We onboarded a new senior guy recently for a project manager type of role. Based on his past experience and profile/portfolio of work, he is very good. He has handled complex jobs at large orgs in the past.
During the interviews, he was not very "chatty" which is fine. He spoke in measured/considered sentences, and I assumed that was his style.
After starting working, it seems more and more that he actually has difficulties with spoken English. After a recent brainstorming session, he was expected to work on a high level deliverable (like a project plan for example) based on the items discussed in the group session. About a third of the items in his project plan were things never even spoken about in the meeting. Most of these are things that are actually not supposed to be part of the product. They are tangentially related (in the sense that there will be a handoff to a third party for further processing) but our product has absolutely nothing to do with it. For example, suppose our product is a product/price comparison site, the actual Action (ecommerce) happens on the ecommerce websites. So the (our) comparison product really does not need to concern itself with things like the cart, order delivery, etc.

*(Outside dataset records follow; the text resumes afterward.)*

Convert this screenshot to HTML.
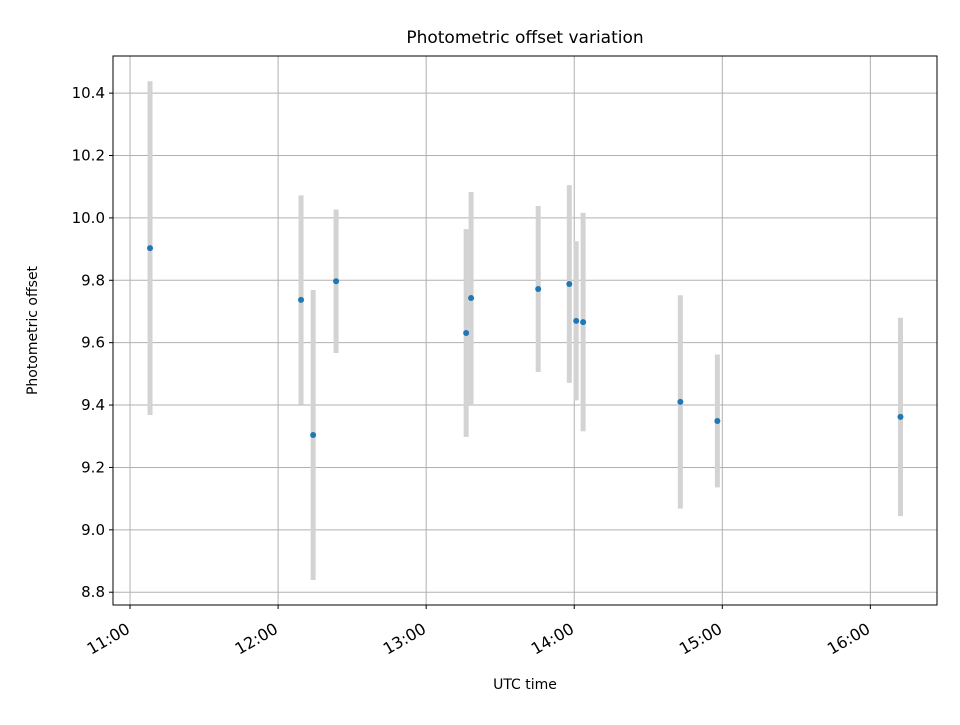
<!DOCTYPE html>
<html><head><meta charset="utf-8"><style>
body{margin:0;background:#fff;font-family:"Liberation Sans","DejaVu Sans",sans-serif}
svg text{font-family:"DejaVu Sans","Liberation Sans",sans-serif;fill:#000}
</style></head><body>
<svg id="chart" width="960" height="720" xmlns="http://www.w3.org/2000/svg"></svg>
<script>
const timesMin=[8.1,69.3,74.2,83.5,136.2,138.2,165.4,178,180.8,183.6,223,238,312.2];
const offsets=[9.903,9.737,9.304,9.797,9.631,9.743,9.772,9.788,9.670,9.666,9.410,9.349,9.362];
const errors=[0.535,0.335,0.465,0.23,0.333,0.34,0.266,0.317,0.255,0.35,0.342,0.213,0.318];
const yTicks=[8.8,9.0,9.2,9.4,9.6,9.8,10.0,10.2,10.4];
const xTickMin=[0,60,120,180,240,300];
const xTickLabels=["11:00","12:00","13:00","14:00","15:00","16:00"];
const L=113,R=937,T=56,B=605;
const xMin=-6.9,xMax=327,yMin=8.759,yMax=10.519;
const sx=v=>L+(v-xMin)/(xMax-xMin)*(R-L);
const sy=v=>B-(v-yMin)/(yMax-yMin)*(B-T);
const svg=document.getElementById('chart');
const NS='http://www.w3.org/2000/svg';
function mk(tag,attrs,name,parent){const e=document.createElementNS(NS,tag);for(const k in attrs)e.setAttribute(k,attrs[k]);


(parent||svg).appendChild(e);return e;}
mk('rect',{x:L,y:T,width:R-L,height:B-T,fill:'#fff'},'plot-area');
const grid=mk('g',{},'grid');
yTicks.forEach(v=>{const y=sy(v);
mk('line',{x1:L,x2:R,y1:y,y2:y,stroke:'#b0b0b0','stroke-width':1},'y-gridline',grid);
mk('line',{x1:L-4,x2:L,y1:y,y2:y,stroke:'#000','stroke-width':1},'y-tick',grid);
const t=mk('text',{x:L-8,y:y+5,'text-anchor':'end','font-size':15},'y-tick-label',grid);t.textContent=v.toFixed(1);});
xTickMin.forEach((v,i)=>{const x=sx(v);
mk('line',{x1:x,x2:x,y1:T,y2:B,stroke:'#b0b0b0','stroke-width':1},'x-gridline',grid);
mk('line',{x1:x,x2:x,y1:B,y2:B+4,stroke:'#000','stroke-width':1},'x-tick',grid);
const ax=x+1,ay=B+27;
const t=mk('text',{x:ax,y:ay,'text-anchor':'end','font-size':16,transform:`rotate(-30 ${ax} ${ay})`},'x-tick-label',grid);t.textContent=xTickLabels[i];});
const eb=mk('g',{},'error-bars');
timesMin.forEach((t,i)=>{const x=sx(t);
mk('line',{x1:x,x2:x,y1:sy(offsets[i]+errors[i]),y2:sy(offsets[i]-errors[i]),stroke:'#d3d3d3','stroke-width':5},'error-bar',eb);});
const pts=mk('g',{},'data-points');
timesMin.forEach((t,i)=>{mk('circle',{cx:sx(t),cy:sy(offsets[i]),r:3,fill:'#1f77b4'},'data-point',pts);});
mk('rect',{x:L,y:T,width:R-L,height:B-T,fill:'none',stroke:'#000','stroke-width':1},'plot-frame');
let t=mk('text',{x:(L+R)/2,y:43,'text-anchor':'middle','font-size':17},'chart-title');t.textContent='Photometric offset variation';
t=mk('text',{x:(L+R)/2,y:689,'text-anchor':'middle','font-size':14},'x-axis-title');t.textContent='UTC time';
t=mk('text',{x:37,y:(T+B)/2,'text-anchor':'middle','font-size':14,transform:`rotate(-90 37 ${(T+B)/2})`},'y-axis-title');t.textContent='Photometric offset';
</script>
</body></html>
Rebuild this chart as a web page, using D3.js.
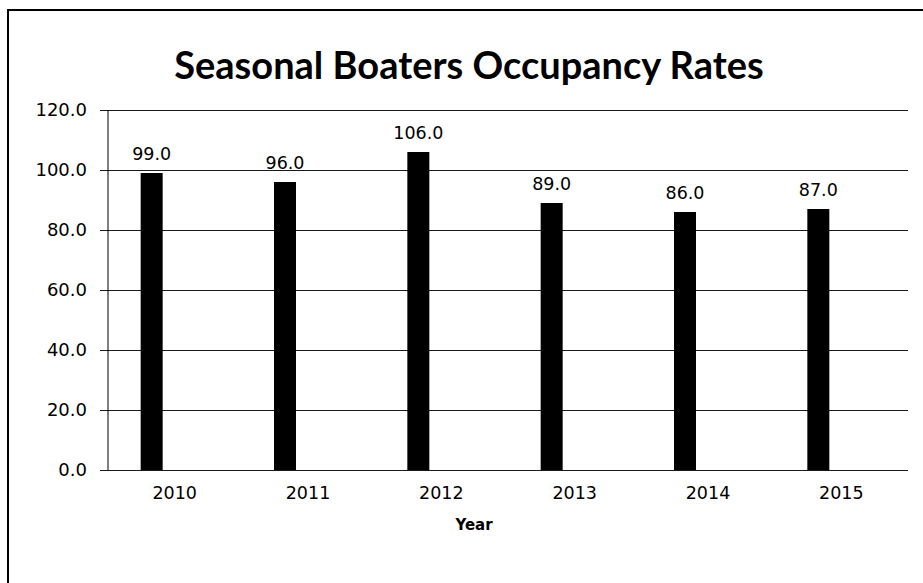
<!DOCTYPE html>
<html>
<head>
<meta charset="utf-8">
<script src="https://cdn.jsdelivr.net/npm/d3@7"></script>
<style>
  body { margin: 0; background: #fff; }
  svg { display: block; }
</style>
</head>
<body>
<div id="wrapper"></div>
<script>
const years = ["2010", "2011", "2012", "2013", "2014", "2015"];
const rates = [99, 96, 106, 89, 86, 87];
const yTicks = [0, 20, 40, 60, 80, 100, 120];

const width = 923;
const height = 583;
const plot = { left: 108, right: 908, top: 110, bottom: 470 };

const svg = d3.select("#wrapper")
    .append("svg")
    .attr("width", width)
    .attr("height", height);

// outer chart frame (runs off the right and bottom of the scan)
svg.append("rect")
    .attr("x", 8)
    .attr("y", 10)
    .attr("width", 1000)
    .attr("height", 1000)
    .attr("fill", "none")
    .attr("stroke", "#000")
    .attr("stroke-width", 2);

svg.append("text")
    .attr("x", 469)
    .attr("y", 79)
    .attr("text-anchor", "middle")
    .style("font-family", "Lato, 'Open Sans', sans-serif")
    .style("font-weight", "bold")
    .style("font-size", "38px")
    .text("Seasonal Boaters Occupancy Rates");

const x = d3.scaleBand().domain(years).range([plot.left, plot.right]);
const y = d3.scaleLinear().domain([0, 120]).range([plot.bottom, plot.top]);

// gridlines + tick marks
const yAxis = svg.append("g")
    .attr("transform", `translate(${plot.left},0)`)
    .call(d3.axisLeft(y).tickValues(yTicks).tickFormat(d3.format(".1f"))
        .tickSize(-(plot.right - plot.left)).tickPadding(21));
yAxis.select(".domain").remove();
yAxis.selectAll(".tick line")
    .attr("x1", -8)
    .attr("stroke", "#1a1a1a");
yAxis.selectAll("text")
    .style("font-family", "'DejaVu Sans', Verdana, sans-serif")
    .style("font-size", "18px")
    .attr("fill", "#000");

svg.append("line")
    .attr("x1", plot.left).attr("x2", plot.left)
    .attr("y1", plot.top).attr("y2", plot.bottom)
    .attr("stroke", "#000");

// bars sit left of each category centre (second, empty series slot)
const barW = 22;
const barOffset = -34;
const barX = d => x(d) + x.bandwidth() / 2 + barOffset;

svg.append("g")
    .selectAll("rect")
    .data(years)
    .join("rect")
    .attr("x", d => barX(d))
    .attr("y", (d, i) => y(rates[i]))
    .attr("width", barW)
    .attr("height", (d, i) => y(0) - y(rates[i]))
    .attr("fill", "#000");

svg.append("g")
    .selectAll("text")
    .data(years)
    .join("text")
    .attr("x", d => barX(d) + barW / 2)
    .attr("y", (d, i) => y(rates[i]) - 13)
    .attr("text-anchor", "middle")
    .style("font-family", "'DejaVu Sans', Verdana, sans-serif")
    .style("font-size", "17.5px")
    .text((d, i) => d3.format(".1f")(rates[i]));

const xAxis = svg.append("g")
    .attr("transform", `translate(0,${plot.bottom})`)
    .call(d3.axisBottom(x).tickSize(0).tickPadding(17));
xAxis.select(".domain").remove();
xAxis.selectAll("text")
    .style("font-family", "'DejaVu Sans', Verdana, sans-serif")
    .style("font-size", "17.5px")
    .attr("fill", "#000");

svg.append("text")
    .attr("x", 474)
    .attr("y", 530)
    .attr("text-anchor", "middle")
    .style("font-family", "'DejaVu Sans', Verdana, sans-serif")
    .style("font-weight", "bold")
    .style("font-size", "15px")
    .text("Year");
</script>
</body>
</html>
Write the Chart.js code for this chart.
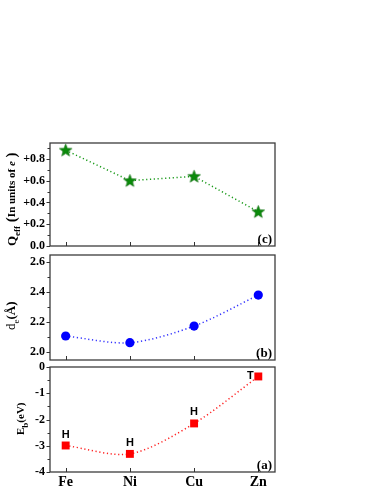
<!DOCTYPE html>
<html>
<head>
<meta charset="utf-8">
<script src="https://cdn.jsdelivr.net/npm/chart.js@4.4.0/dist/chart.umd.min.js"></script>
<style>
html, body { margin: 0; padding: 0; background: #fff; }
#wrap { position: relative; width: 383px; height: 495px; }
canvas { position: absolute; left: 0; top: 0; }
</style>
</head>
<body>
<div id="wrap">
  <canvas id="chartC" width="383" height="495"></canvas>
  <canvas id="chartB" width="383" height="495"></canvas>
  <canvas id="chartA" width="383" height="495"></canvas>
</div>
<script>
// data
const metals = ['Fe', 'Ni', 'Cu', 'Zn'];
const qEff = [0.88, 0.60, 0.64, 0.315];
const dE = [2.105, 2.06, 2.172, 2.38];
const eB = [-2.99, -3.31, -2.15, -0.36];
const sites = ['H', 'H', 'H', 'T'];
const qTicks = [0, 0.2, 0.4, 0.6, 0.8];
const dTicks = [2.0, 2.2, 2.4, 2.6];
const eTicks = [0, -1, -2, -3, -4];

const SERIF = '"Liberation Serif", "Times New Roman", serif';
const SANS = '"Liberation Sans", Arial, sans-serif';

// filled star marker
function makeStar(color) {
    const c = document.createElement('canvas');
    c.width = 15; c.height = 15;
    const g = c.getContext('2d');
    g.beginPath();
    for (let i = 0; i < 10; i++) {
        const r = i % 2 === 0 ? 6.6 : 2.8;
        const a = -Math.PI / 2 + i * Math.PI / 5;
        const px = 7.5 + r * Math.cos(a), py = 7.9 + r * Math.sin(a);
        if (i === 0) g.moveTo(px, py); else g.lineTo(px, py);
    }
    g.closePath();
    g.fillStyle = color;
    g.fill();
    g.strokeStyle = '#006400';
    g.lineWidth = 0.6;
    g.stroke();
    return c;
}

// draw text pieces along a rotated baseline
function drawRich(ctx, parts, x, y) {
    ctx.save();
    ctx.translate(x, y);
    ctx.rotate(-Math.PI / 2);
    ctx.textBaseline = 'alphabetic';
    ctx.textAlign = 'left';
    ctx.fillStyle = '#000';
    let pos = 0;
    parts.forEach(p => {
        ctx.font = p.font;
        ctx.fillText(p.text, pos, p.dy || 0);
        pos += ctx.measureText(p.text).width;
    });
    ctx.restore();
}

function makePanel(id, cfg) {
    const pts = cfg.values.map((v, i) => ({ x: i + 1, y: v }));

    const panelDeco = {
        id: 'panelDeco',
        afterDraw(chart) {
            const ctx = chart.ctx;
            const area = chart.chartArea;
            const ys = chart.scales.y, xs = chart.scales.x;
            ctx.save();
            // frame
            ctx.strokeStyle = '#3c3c3c';
            ctx.lineWidth = 1.3;
            ctx.strokeRect(area.left, area.top, area.right - area.left, area.bottom - area.top);
            // y ticks (major + minor), outward
            ctx.lineWidth = 1;
            ctx.strokeStyle = '#333';
            const n = Math.round((cfg.yMax - cfg.minorStart) / cfg.minorStep);
            for (let k = 0; k <= n; k++) {
                const v = cfg.minorStart + k * cfg.minorStep;
                if (v > cfg.yMax + 1e-9) break;
                const isMajor = cfg.ticks.some(t => Math.abs(t - v) < 1e-6);
                const py = Math.round(ys.getPixelForValue(v)) + 0.5;
                ctx.beginPath();
                ctx.moveTo(area.left - (isMajor ? 3.5 : 2.5), py);
                ctx.lineTo(area.left, py);
                ctx.stroke();
            }
            // x ticks, inward from bottom
            metals.forEach((m, i) => {
                const px = Math.round(xs.getPixelForValue(i + 1)) + 0.5;
                ctx.beginPath();
                ctx.moveTo(px, area.bottom);
                ctx.lineTo(px, area.bottom - 4);
                ctx.stroke();
            });
            // panel letter
            ctx.fillStyle = '#000';
            ctx.font = 'bold 13px ' + SERIF;
            ctx.textAlign = 'right';
            ctx.textBaseline = 'alphabetic';
            ctx.fillText(cfg.letter, area.right - 3, area.bottom - 3);
            // site labels
            if (cfg.sites) {
                ctx.font = 'bold 11px ' + SANS;
                ctx.textBaseline = 'middle';
                ctx.textAlign = 'center';
                cfg.sites.forEach((s, i) => {
                    const px = xs.getPixelForValue(i + 1);
                    const py = ys.getPixelForValue(cfg.values[i]);
                    if (s === 'T') {
                        ctx.fillText(s, px - 8, py);
                    } else {
                        ctx.fillText(s, px, py - 11);
                    }
                });
            }
            ctx.restore();
            cfg.title(ctx);
        }
    };

    return new Chart(document.getElementById(id), {
        type: 'line',
        data: {
            datasets: [{
                data: pts,
                borderColor: cfg.lineColor,
                borderWidth: 1.5,
                borderDash: [1.2, 2.6],
                tension: cfg.tension,
                pointStyle: cfg.pointStyle,
                pointRadius: cfg.radius,
                pointBackgroundColor: cfg.color,
                pointBorderColor: cfg.color,
                pointBorderWidth: 0,
                fill: false
            }]
        },
        options: {
            responsive: false,
            animation: false,
            events: [],
            layout: { padding: { top: cfg.top, bottom: cfg.bottom, left: 0, right: 108 } },
            plugins: { legend: { display: false }, tooltip: { enabled: false } },
            scales: {
                x: {
                    type: 'linear',
                    min: 0.756,
                    max: 4.26,
                    grid: { display: false, drawTicks: false },
                    border: { display: false },
                    afterBuildTicks: s => { s.ticks = metals.map((m, i) => ({ value: i + 1 })); },
                    afterFit: s => { s.height = cfg.showX ? 20 : 0; },
                    ticks: {
                        display: cfg.showX,
                        padding: 2,
                        color: '#000',
                        font: { family: SERIF, size: 14, weight: 'bold' },
                        callback: v => metals[v - 1]
                    }
                },
                y: {
                    min: cfg.yMin,
                    max: cfg.yMax,
                    grid: { display: false, drawTicks: false },
                    border: { display: false },
                    afterBuildTicks: s => { s.ticks = cfg.ticks.map(v => ({ value: v })); },
                    afterFit: s => { s.width = 50; },
                    ticks: {
                        padding: 5,
                        color: '#000',
                        font: { family: SERIF, size: 12, weight: 'bold' },
                        callback: cfg.fmt
                    }
                }
            }
        },
        plugins: [panelDeco]
    });
}

// (c) effective charge
makePanel('chartC', {
    values: qEff, ticks: qTicks, yMin: 0, yMax: 0.946,
    minorStart: 0, minorStep: 0.1,
    fmt: v => v === 0 ? '0.0' : '+' + v.toFixed(1),
    color: '#0a8a0a', lineColor: '#1a9a1a', pointStyle: makeStar('#0a8a0a'), radius: 7,
    tension: 0, top: 143, bottom: 495 - 246, letter: '(c)', showX: false,
    title: ctx => drawRich(ctx, [
        { text: 'Q', font: 'bold 13px ' + SERIF },
        { text: 'eff', font: 'bold 9px ' + SERIF, dy: 4 },
        { text: ' (', font: 'bold 15px ' + SERIF, dy: 0 },
        { text: 'In units of ', font: 'bold 11px ' + SERIF, dy: -1 },
        { text: 'e', font: 'italic bold 11px ' + SERIF, dy: -1 },
        { text: ' )', font: 'bold 15px ' + SERIF, dy: 0 }
    ], 16, 246)
});

// (b) distance
makePanel('chartB', {
    values: dE, ticks: dTicks, yMin: 1.944, yMax: 2.649,
    minorStart: 2.0, minorStep: 0.1,
    fmt: v => v.toFixed(1),
    color: '#0000ff', lineColor: '#3333ff', pointStyle: 'circle', radius: 4.6,
    tension: 0.3, top: 255, bottom: 495 - 360, letter: '(b)', showX: false,
    title: ctx => drawRich(ctx, [
        { text: 'd', font: '13px ' + SERIF },
        { text: 'e', font: '9px ' + SERIF, dy: 4 },
        { text: '(Å)', font: 'bold 13px ' + SERIF, dy: 0 }
    ], 15, 330)
});

// (a) binding energy
makePanel('chartA', {
    values: eB, ticks: eTicks, yMin: -4, yMax: 0,
    minorStart: -4, minorStep: 0.5,
    fmt: v => String(v),
    color: '#ff0000', lineColor: '#ff2020', pointStyle: 'rect', radius: 5.6,
    tension: 0.3, top: 367, bottom: 495 - 472 - 20, letter: '(a)', showX: true, sites: sites,
    title: ctx => drawRich(ctx, [
        { text: 'E', font: 'bold 11px ' + SERIF },
        { text: 'b', font: 'bold 9px ' + SERIF, dy: 4 },
        { text: '(eV)', font: 'bold 11px ' + SERIF, dy: 0 }
    ], 24, 435)
});
</script>
</body>
</html>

Yet, his project plan includes timelines for working on these ecommerce features. So it is obvious that there is significant miscommunication. He hasn't yet spoken much in the couple of sessions he was on - because the project is new to him, and he was expected to mostly listen the first couple of meetings. In one on one calls however, he seems to not have understood much of what is being spoken about unless it is very very clearly laid out.
My hunch is that he was successfully handling the large orgs (including some in the US) because many things are written down clearly and there are people whose job it is to document things. Since this is a small team building new products, not everything is documented in full, and it won't be. We frequently brainstorm on new ideas and the only "notes" or "minutes" of these meetings are very brief and bullet points. Anyone who's been in the meeting, if they were paying attention and participating, will be able to make sense of these notes. These notes are shared with all participants.
Since this is a very senior guy, language training is out of the question. The problem is not the language, it is verbal realtime communication. I also doubt he will readily accept his lack of spoken communication skills. The issue hasn't yet been discussed with him.
I am unsure about letting him go because he is committed and hardworking. But he is also very senior, which means sooner than later he will have to take on leadership/management roles. If it were a routine project, it might have been fine. But this involves creating new things from scratch, so oral communication is crucial.
The longer he continues, the harder it will be to fire him. I am almost sure this difficulty in communication will be a long term detriment. He can be assigned a more back-office supervisory kinda role, but the optics of that might cause resentment after another new hire is brought in to do what he expected to be doing.
What are good ways of looking at this problem and addressing it?
which means sooner than later he will have to take on leadership/management roles
- Why? Just because you are senior doesn't mean you have to go into management. Some people are quite happy stay as individual contributors.